The Social Media and Democracy Grants provide the first opportunity for systematic scholarly access to privacy-protected Facebook data to study the platform’s impact on democracy worldwide.
The funding was awarded to a team of researchers from New York University, where Guess was a postdoctoral fellow prior to coming to Princeton. Guess is now an assistant professor of politics and public affairs at Princeton University’s Woodrow Wilson School of Public and International Affairs and studies political communication, public opinion, and political behavior.
Under the guidance of Joshua Tucker, principal investigator of the project and professor of politics at New York University (NYU), Guess and his collaborators will study how content spreads through the social media information ecosystem through the context of the 2018 U.S. midterm election. In addition to Guess and Tucker, the team includes Richard Bonneau, Cody Buntain, Jonathan Nagler, and Megan Brown, all of NYU.

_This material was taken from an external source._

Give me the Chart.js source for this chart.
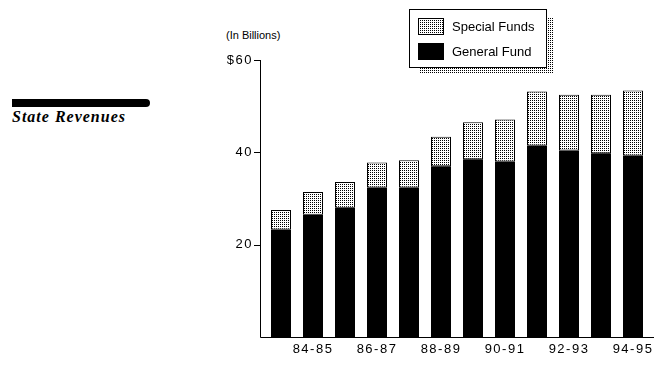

The Social Media and Democracy Research Grant grantees were selected from around the world based on their qualifications, research questions and methods, and commitment to accountability, transparency, and excellence. An international body of peer reviewers selected proposals submitted prior to Nov. 9, 2018, and without input from Facebook.
For 96 years, the SSRC has been committed to mobilizing knowledge for the public good. To this end, the Social Media and Democracy Research Grants program is guided by the belief that open, just, and democratic societies need an understanding of their own complex social, cultural, economic, and political processes — many of which are now online.